Enter an estimated arrival date when you create or update a PO. This appears in your purchase orders list and helps you prioritise which POs to follow up on with suppliers without having to open each one individually.

When to Create a Linked Transfer from a Purchase Order

Creating a transfer linked to a PO is optional but useful in specific situations.

If you want to attach carrier tracking information to an incoming shipment from a supplier, create a linked transfer and add the tracking number there. This makes it easier to monitor delivery status without relying on external spreadsheets or email threads.

If your supplier ships partial orders and you want shipment-level receiving (accepting one physical package at a time rather than cherry-picking quantities per product), the linked transfer's shipment structure handles this more naturally than the base PO receiving flow.

After you link or create an inventory transfer from a purchase order, the Linked transfer card is displayed in the purchase order sidebar with the inventory transfer number and its current status.

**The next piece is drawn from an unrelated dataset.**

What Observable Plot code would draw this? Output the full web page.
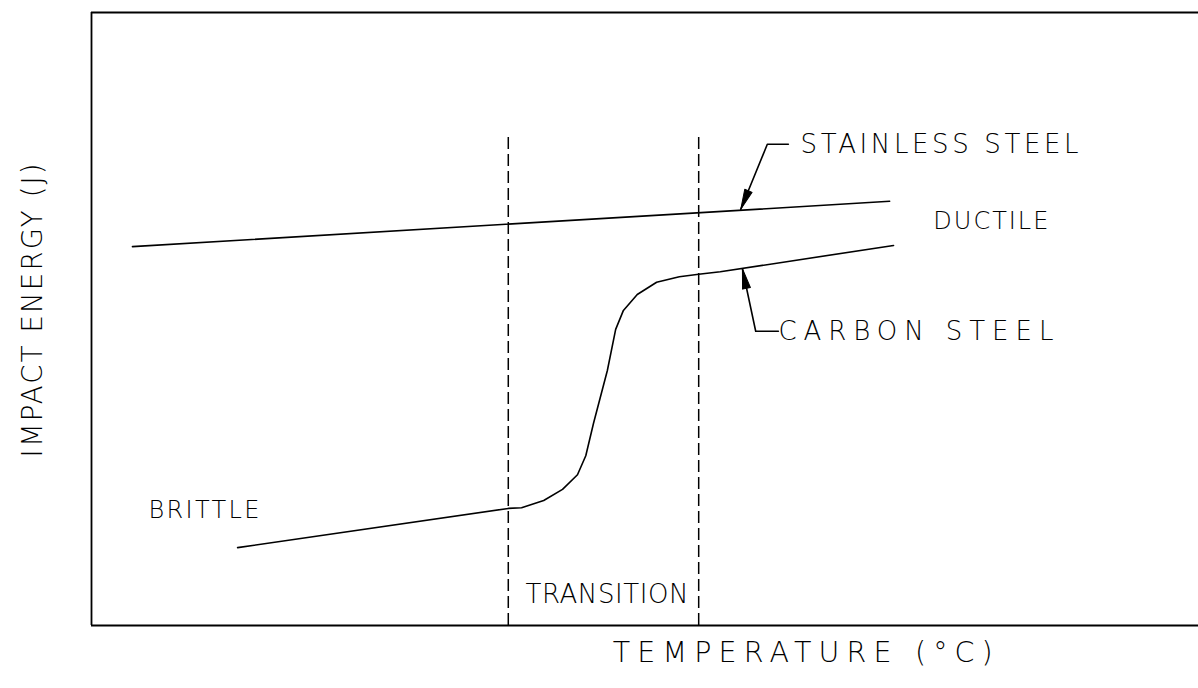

For simple direct-from-supplier receiving with no tracking needs, skipping the linked transfer and receiving directly against the PO is faster and simpler.

A Practical Workflow for Pre-Order Management

Here is a repeatable process for merchants managing multiple supplier pre-orders:

Create one purchase order per supplier order. This gives you a clean record per ordering event with its own reference number, estimated arrival date, and status.

Mark each PO as Ordered as soon as your supplier confirms. This is what updates Incoming quantities on your inventory page.

Use the Inventory page filtered by vendor to see total Available plus total Incoming per product. This gives you the cross-reference view.

When a partial shipment arrives, receive only the quantities in that shipment against the relevant PO. The PO stays open and continues to show the remaining quantities as Incoming.

Add linked transfers only when you need carrier tracking or shipment-level receiving. Do not create them as a routine step for every PO.

Do not mark a PO as Received until all quantities have actually arrived. Receiving closes out the outstanding Incoming quantities for that PO. If you accidentally mark a PO as fully received before the remaining items arrive, those quantities will no longer show as Incoming and your inventory visibility will be inaccurate until you adjust manually.

Viewing Incoming Inventory Per Location

If you have multiple locations, Incoming quantities are tracked per location. A PO set to deliver to your warehouse shows as Incoming at the warehouse, not at your retail store.

On the Inventory page, use the Location filter to switch between views. If a product shows Available at one location but Incoming at another, you can see both at once by not filtering to a specific location and expanding the location breakdown.

This matters for pre-order planning if you route some supplier deliveries to different locations. Each PO specifies a destination location when created, and the Incoming count at that location updates accordingly.

If you are also tracking inventory levels in Google Sheets alongside your Shopify admin, the guide on syncing Shopify inventory to Google Sheets covers how to pull Available quantities automatically, which you can then cross-reference against your PO incoming data manually or via a lookup formula.

For merchants selling bulk goods like tea, herbs, or spices in multiple package sizes, there is an additional layer of complexity beyond what POs alone solve: the shared bulk stock pool problem. The guide on tracking bulk inventory by weight in Shopify covers how to reconcile total raw material stock against per-variant unit counts.

If you have multiple locations and need to control which products are visible in your Online Store based on stock at a specific location rather than total stock everywhere, the guide on controlling Shopify product visibility by location-specific inventory covers the workarounds for that specific multi-location problem.

Putting It Together

The simplest way to think about Shopify inventory:

  • Purchase orders tell Shopify what you've ordered from suppliers.
  • Transfers tell Shopify where inventory is physically moving.
  • Marking a purchase order as Ordered updates Incoming inventory.
  • Receiving inventory converts Incoming quantities into Available stock.